- EXERCISE -
Take each line containing the word "React" and copy it.

# # #

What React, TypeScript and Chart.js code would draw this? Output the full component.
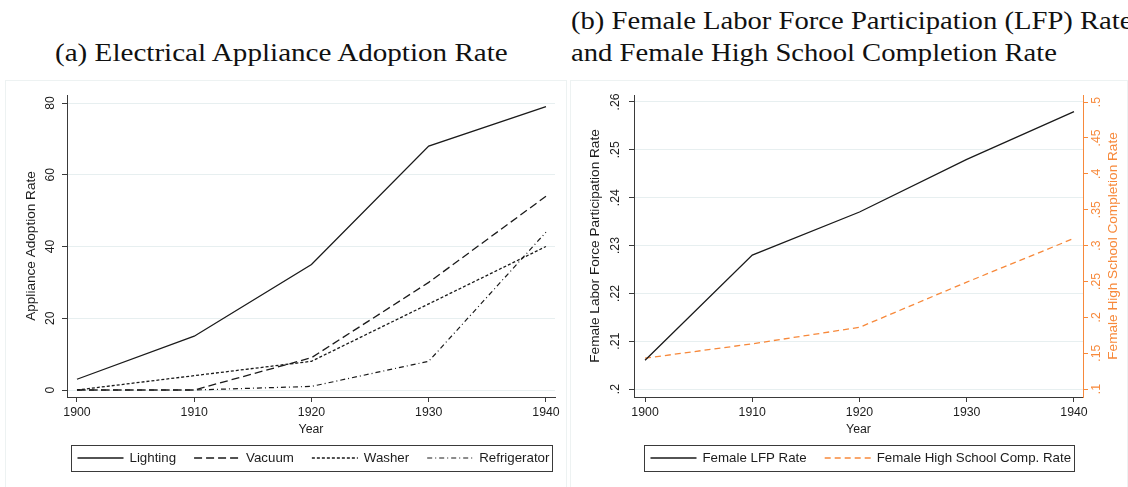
import React, { useEffect, useLayoutEffect, useRef, useState } from "react";
import { Chart, registerables } from "chart.js";
Chart.register(...registerables);

// ---------- data ----------
const years = [1900, 1910, 1920, 1930, 1940];
const lighting = [3, 15, 35, 68, 79];
const vacuum = [0, 0, 9, 30, 54];
const washer = [0, 4, 8, 24, 40];
const refrigerator = [0, 0, 1, 8, 44];
const femaleLfpRate = [0.206, 0.228, 0.237, 0.248, 0.258];
const femaleHsCompRate = [0.143, 0.163, 0.186, 0.249, 0.31];
const yearTicks = [1900, 1910, 1920, 1930, 1940];
const adoptionTicks = [0, 20, 40, 60, 80];
const lfpTicks = [0.2, 0.21, 0.22, 0.23, 0.24, 0.25, 0.26];
const hsTicks = [0.1, 0.15, 0.2, 0.25, 0.3, 0.35, 0.4, 0.45, 0.5];

// ---------- style ----------
const SANS = "'Liberation Sans', Arial, Helvetica, sans-serif";
const SERIF = "'Liberation Serif', 'Times New Roman', serif";
const INK = "#1c1c1c";
const AXIS = "#3a3a3a";
const GRID = "#e7eff0";
const ORANGE = "#f7893b";
const TICK_FONT = { family: SANS, size: 12.3 };
const YTITLE_FONT = { family: SANS, size: 13.6 };

const pts = (ys: number[]) => years.map((x, i) => ({ x, y: ys[i] }));
const fmtDec = (v: number) => {
  const s = String(+Number(v).toFixed(3));
  return s.startsWith("0.") ? s.slice(1) : s;
};
const fixTicks = (vals: number[]) => (s: any) => {
  s.ticks = vals.map((v) => ({ value: v }));
};

const boxLegend = {
  id: "boxLegend",
  afterDraw(chart: any, _args: any, opts: any) {
    const { ctx, chartArea } = chart;
    const ds = chart.data.datasets;
    ctx.save();
    ctx.font = `${opts.fontSize}px ${SANS}`;
    const widths = ds.map((d: any) => opts.lineLength + opts.textGap + ctx.measureText(d.label).width);
    const inner = widths.reduce((a: number, b: number) => a + b, 0) + opts.itemGap * (ds.length - 1);
    const boxW = inner + opts.padLeft + opts.padRight;
    const cx = (chartArea.left + chartArea.right) / 2;
    const left = Math.round(cx - boxW / 2) + 0.5;
    const top = opts.top + 0.5;
    ctx.strokeStyle = AXIS;
    ctx.lineWidth = 1;
    ctx.setLineDash([]);
    ctx.strokeRect(left, top, Math.round(boxW), opts.height);
    const cy = opts.top + opts.height / 2;
    let x = left + opts.padLeft;
    ds.forEach((d: any, i: number) => {
      ctx.beginPath();
      ctx.setLineDash(d.borderDash || []);
      ctx.strokeStyle = d.borderColor;
      ctx.lineWidth = d.borderWidth;
      ctx.moveTo(x, cy);
      ctx.lineTo(x + opts.lineLength, cy);
      ctx.stroke();
      ctx.setLineDash([]);
      ctx.fillStyle = INK;
      ctx.textBaseline = "middle";
      ctx.textAlign = "left";
      ctx.fillText(d.label, x + opts.lineLength + opts.textGap, cy);
      x += widths[i] + opts.itemGap;
    });
    ctx.restore();
  },
};

const rightTitle = {
  id: "rightTitle",
  afterDraw(chart: any, _a: any, opts: any) {
    const s = chart.scales[opts.scaleId];
    if (!s) return;
    const { ctx, chartArea } = chart;
    ctx.save();
    ctx.translate(s.left + opts.offset, (chartArea.top + chartArea.bottom) / 2);
    ctx.rotate(-Math.PI / 2);
    ctx.font = `${opts.fontSize}px ${SANS}`;
    ctx.fillStyle = opts.color;
    ctx.textAlign = "center";
    ctx.textBaseline = "middle";
    ctx.fillText(opts.text, 0, 0);
    ctx.restore();
  },
};

const xScale = (min: number, max: number) => ({
  type: "linear",
  min,
  max,
  afterBuildTicks: fixTicks(yearTicks),
  afterFit: (s: any) => {
    s.height = 40;
  },
  grid: { display: true, drawOnChartArea: false, drawTicks: true, tickLength: 5, tickColor: AXIS },
  border: { display: true, color: AXIS, width: 1 },
  ticks: {
    font: TICK_FONT,
    color: INK,
    padding: 3,
    minRotation: 0,
    maxRotation: 0,
    autoSkip: false,
    callback: (v: any) => String(v),
  },
  title: { display: true, text: "Year", font: TICK_FONT, color: INK, padding: { top: 0, bottom: 0.5 } },
});

const legendOpts = {
  fontSize: 13.3,
  lineLength: 46,
  textGap: 6,
  itemGap: 18,
  padLeft: 6,
  padRight: 3,
  top: 365,
  height: 26,
};

function configA(): any {
  return {
    type: "line",
    data: {
      datasets: [
        { label: "Lighting", data: pts(lighting), borderColor: "#1a1a1a", borderWidth: 1.3, borderDash: [] },
        { label: "Vacuum", data: pts(vacuum), borderColor: "#1a1a1a", borderWidth: 1.3, borderDash: [8, 4] },
        { label: "Washer", data: pts(washer), borderColor: "#1a1a1a", borderWidth: 1.3, borderDash: [3, 2] },
        { label: "Refrigerator", data: pts(refrigerator), borderColor: "#1a1a1a", borderWidth: 1.2, borderDash: [5, 3, 1, 3] },
      ],
    },
    options: {
      animation: false,
      responsive: false,
      events: [],
      elements: { point: { radius: 0 }, line: { tension: 0, fill: false } },
      layout: { padding: { left: 0, right: 12, top: 15, bottom: 50 } },
      plugins: { legend: { display: false }, tooltip: { enabled: false }, boxLegend: legendOpts },
      scales: {
        x: xScale(1899.15, 1940.77),
        y: {
          min: -1.95,
          max: 82.23,
          afterBuildTicks: fixTicks(adoptionTicks),
          afterFit: (s: any) => {
            s.width = 62;
          },
          grid: { color: GRID, lineWidth: 1, tickColor: AXIS, tickLength: 5, drawTicks: true },
          border: { display: true, color: AXIS, width: 1 },
          ticks: {
            font: TICK_FONT,
            color: INK,
            minRotation: 90,
            maxRotation: 90,
            crossAlign: "center",
            padding: 5,
            autoSkip: false,
            callback: (v: any) => String(v),
          },
          title: {
            display: true,
            text: "Appliance Adoption Rate",
            font: YTITLE_FONT,
            color: INK,
            padding: { top: 18.5, bottom: 0 },
          },
        },
      },
    },
    plugins: [boxLegend],
  };
}

function configB(): any {
  return {
    type: "line",
    data: {
      datasets: [
        { label: "Female LFP Rate", data: pts(femaleLfpRate), yAxisID: "y", borderColor: "#1a1a1a", borderWidth: 1.3, borderDash: [] },
        {
          label: "Female High School Comp. Rate",
          data: pts(femaleHsCompRate),
          yAxisID: "y1",
          borderColor: ORANGE,
          borderWidth: 1.3,
          borderDash: [6, 4],
        },
      ],
    },
    options: {
      animation: false,
      responsive: false,
      events: [],
      elements: { point: { radius: 0 }, line: { tension: 0, fill: false } },
      layout: { padding: { left: 0, right: 0, top: 15, bottom: 50 } },
      plugins: {
        legend: { display: false },
        tooltip: { enabled: false },
        boxLegend: legendOpts,
        rightTitle: { scaleId: "y1", offset: 30, fontSize: 13.6, color: ORANGE, text: "Female High School Completion Rate" },
      },
      scales: {
        x: xScale(1898.97, 1940.84),
        y: {
          position: "left",
          min: 0.19833,
          max: 0.26146,
          afterBuildTicks: fixTicks(lfpTicks),
          afterFit: (s: any) => {
            s.width = 64;
          },
          grid: { color: GRID, lineWidth: 1, tickColor: AXIS, tickLength: 5, drawTicks: true },
          border: { display: true, color: AXIS, width: 1 },
          ticks: {
            font: TICK_FONT,
            color: INK,
            minRotation: 90,
            maxRotation: 90,
            crossAlign: "center",
            padding: 5,
            autoSkip: false,
            callback: (v: any) => fmtDec(v),
          },
          title: {
            display: true,
            text: "Female Labor Force Participation Rate",
            font: YTITLE_FONT,
            color: INK,
            padding: { top: 17.5, bottom: 0 },
          },
        },
        y1: {
          position: "right",
          min: 0.0889,
          max: 0.5098,
          afterBuildTicks: fixTicks(hsTicks),
          afterFit: (s: any) => {
            s.width = 45;
          },
          grid: { drawOnChartArea: false, tickColor: ORANGE, tickLength: 5, drawTicks: true },
          border: { display: true, color: ORANGE, width: 1 },
          ticks: {
            font: TICK_FONT,
            color: ORANGE,
            minRotation: 90,
            maxRotation: 90,
            crossAlign: "center",
            padding: 0,
            autoSkip: false,
            callback: (v: any) => fmtDec(v),
          },
          title: { display: false },
        },
      },
    },
    plugins: [boxLegend, rightTitle],
  };
}

function ChartPanel({ left, width, makeConfig }: { left: number; width: number; makeConfig: () => any }) {
  const ref = useRef<HTMLCanvasElement | null>(null);
  useEffect(() => {
    if (!ref.current) return;
    const chart = new Chart(ref.current, makeConfig());
    return () => chart.destroy();
  }, []);
  return (
    <div style={{ position: "absolute", left, top: 80, width, height: 407, background: "#fff" }}>
      <canvas ref={ref} width={width} height={407} style={{ display: "block", width, height: 407 }} />
      <div
        style={{
          position: "absolute",
          inset: 0,
          border: "1px solid #edf2f2",
          borderBottom: "none",
          pointerEvents: "none",
        }}
      />
    </div>
  );
}

const TITLE_SIZE = 25.5;

function useScaleX(text: string, target: number) {
  const [k, setK] = useState(1);
  useLayoutEffect(() => {
    const c = document.createElement("canvas").getContext("2d");
    if (!c) return;
    c.font = `${TITLE_SIZE}px ${SERIF}`;
    const w = c.measureText(text).width;
    setK(target / w);
  }, [text, target]);
  return k;
}

const titleBase: React.CSSProperties = {
  position: "absolute",
  fontFamily: SERIF,
  fontSize: TITLE_SIZE,
  lineHeight: "32px",
  color: "#111",
  whiteSpace: "nowrap",
  transformOrigin: "0 0",
};

export default function App() {
  const kA = useScaleX("(a) Electrical Appliance Adoption Rate", 456);
  const kB = useScaleX("and Female High School Completion Rate", 486);
  return (
    <div
      style={{
        position: "fixed",
        left: 0,
        top: 0,
        width: 1128,
        height: 487,
        overflow: "hidden",
        background: "#fff",
      }}
    >
      <div style={{ ...titleBase, left: 55, top: 37.4, transform: `scaleX(${kA})` }}>
        (a) Electrical Appliance Adoption Rate
      </div>
      <div style={{ ...titleBase, left: 571, top: 5.4, transform: `scaleX(${kB})` }}>
        (b) Female Labor Force Participation (LFP) Rate
      </div>
      <div style={{ ...titleBase, left: 571, top: 37.4, transform: `scaleX(${kB})` }}>
        and Female High School Completion Rate
      </div>
      <ChartPanel left={5} width={562} makeConfig={configA} />
      <ChartPanel left={570} width={558} makeConfig={configB} />
    </div>
  );
}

# # #

- THE ANSWER -
What React, TypeScript and Chart.js code would draw this? Output the full component.
import React, { useEffect, useLayoutEffect, useRef, useState } from "react";
const titleBase: React.CSSProperties = {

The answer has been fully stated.